Safari fotográfico en las Rocky Mountains
Imagina un parque nacional enorme que es hoy Patrimonio de la Humanidad. Un paraíso para fotógrafos lleno de osos, alces y venados. Un lugar atravesado por una cadena de montañas rocosas que escupen cascadas y le dan forma a grandes glaciares que dan vida a los lagos más calipsos que hayas visto…
Nuestra estadía en Canadá tenía fecha de vencimiento. Estaríamos solo un año y no fuimos precisamente a pasear, sino a trabajar. Pero mucho antes de que llegáramos a este precioso y gigante país teníamos entre ceja y ceja las famosas Rocky Mountains.
Y así fue como un día le dije a Anita, una gran amiga chilena que hice en Vancouver:
– Está medio imposible hacer las rockies. La plata que podríamos estirar dos meses en Latinoamérica se nos iría en una semana.
– Yo los llevo. No pueden irse de Canadá sin ver esa maravilla– me dijo Anita.
Mi sueño no era solamente conocer ese hermoso paraíso, sino vivir un Into the Wild fotográfico en medio de esa fauna que sale a alimentarse en verano. En especial los osos grizzli, pues quería saber qué se sentía tener a un animal de ese tamaño frente a ti, sin rejas de por medio. Quería tomar una fotografía que me costara enfocar, retratar un momento que me dejara sin respiración, ver hasta dónde podía llegar.
Y llegó el día de partir
Anita nos pasó a buscar y, tras 12 horas de manejo, llegamos al camping de Lake Louise en Banff. Nuestra intención era, en una semana, unir este lugar con Jasper parando en distintos campgrounds a lo largo del camino.
Los campings eran impecables, llenos de fauna suelta, que te obliga por ley a no dejar comida a la vista. Todo debía ser guardado en el auto, ni siquiera dentro de la carpa (como hicimos un día, cuando las ardillas se dieron el festín del año).
Una vez instalados salimos a buscar animales. Íbamos por la carretera cuando vimos a mucha gente expectante a orillas del camino. Paramos el auto, nos bajamos y una señora me dice «black bear». Tenía la cámara conmigo, pero no atiné a nada. El resto de la gente desapareció para mí, y estaba segura de que el oso escucharía mis acelerados latidos. Pero él estaba en la suya comiendo flores amarillas en el camino. Recién después de unos minutos pesqué mi cámara y tomé las peores fotos que he disparado jamás. Mi emoción/susto/ansiedad me hicieron tiritar y no pude enfocar ni una sola foto.

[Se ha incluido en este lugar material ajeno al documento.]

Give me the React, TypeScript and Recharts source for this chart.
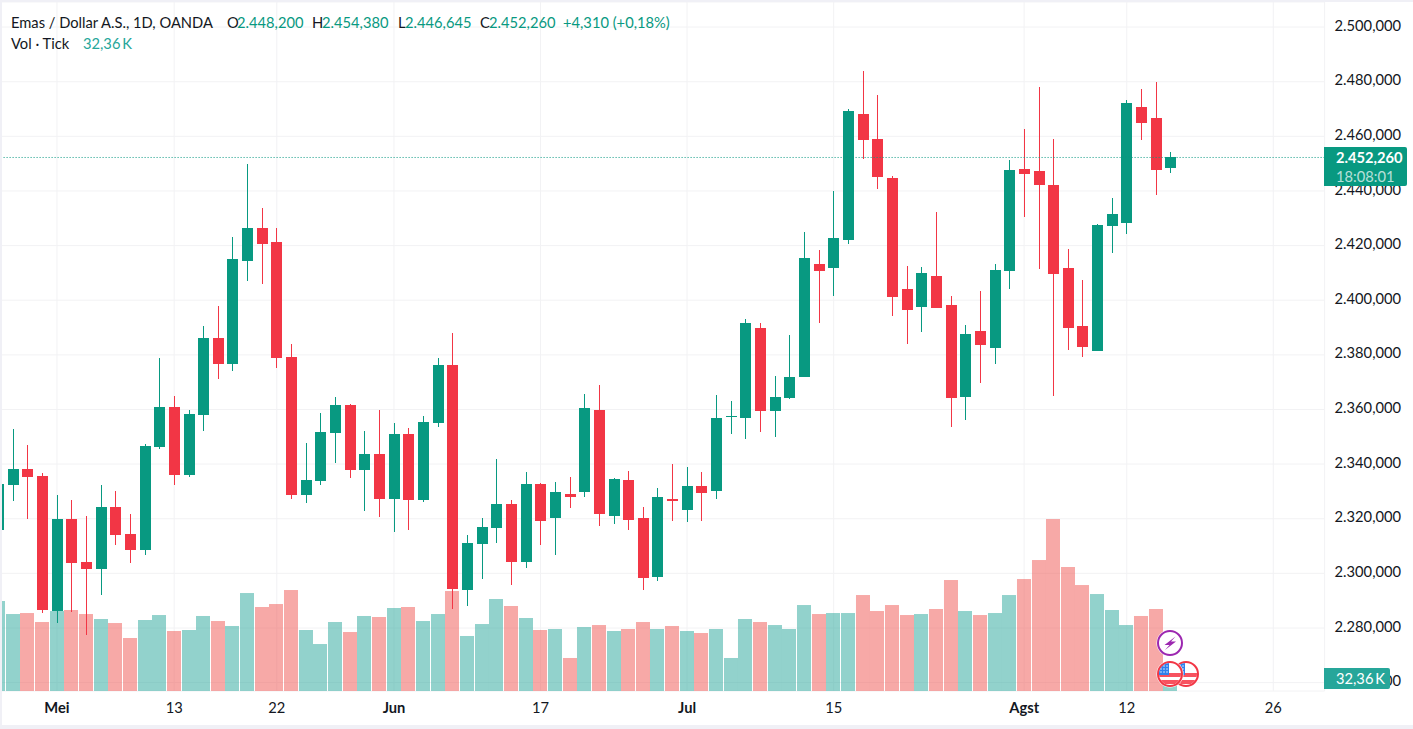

Me mataba la interrogante «¿y si no veo más osos los próximos días?». Pero no fue así, vimos todos los días, al amanecer y al atardecer, familias de venados cruzando la carretera, mamás osas con sus cachorros y muchas ardillas kamikaze cruzando plena highway.
El primer lago que fuimos a ver fue el Morraine. Era el lugar que más quería fotografiar y ver con mis propios ojos que ese color era real. Y lo era. Tener esa belleza frente a nosotros nos hizo saltar y llorar de felicidad con mi amiga.
Y tras varios días, cientos de kilómetros manejados y casi 4 mil fotos, tuvimos que volver. A orillas del camino había una lomita y al otro lado creí ver un oso. Anita retrocedió, me bajé, subí la loma y sobre las vías del tren vi un grizzly gigantesco. Ahí me quedé, intentando enfocar bien y sacar una buena foto. El oso miraba siempre hacia abajo, pero de pronto alzó su vista, me miró, disparé, y me seguía mirando. Bajé mi cámara y él dio un paso hacia mí. Si corría, estaba perdida, ya que son animales muy veloces. Jamás debes darle la espalda y mucho menos correr. Yo dejé mi cámara colgando. Levanté mis manos y baje mi vista mientras retrocedía de frente. Una vez la lomita me hizo invisible al oso, corrí al auto como si me persiguiera el demonio.
Las siguientes 12 horas camino a Vancouver fui mirando la foto que me puso de frente a uno de mis grandes sueños.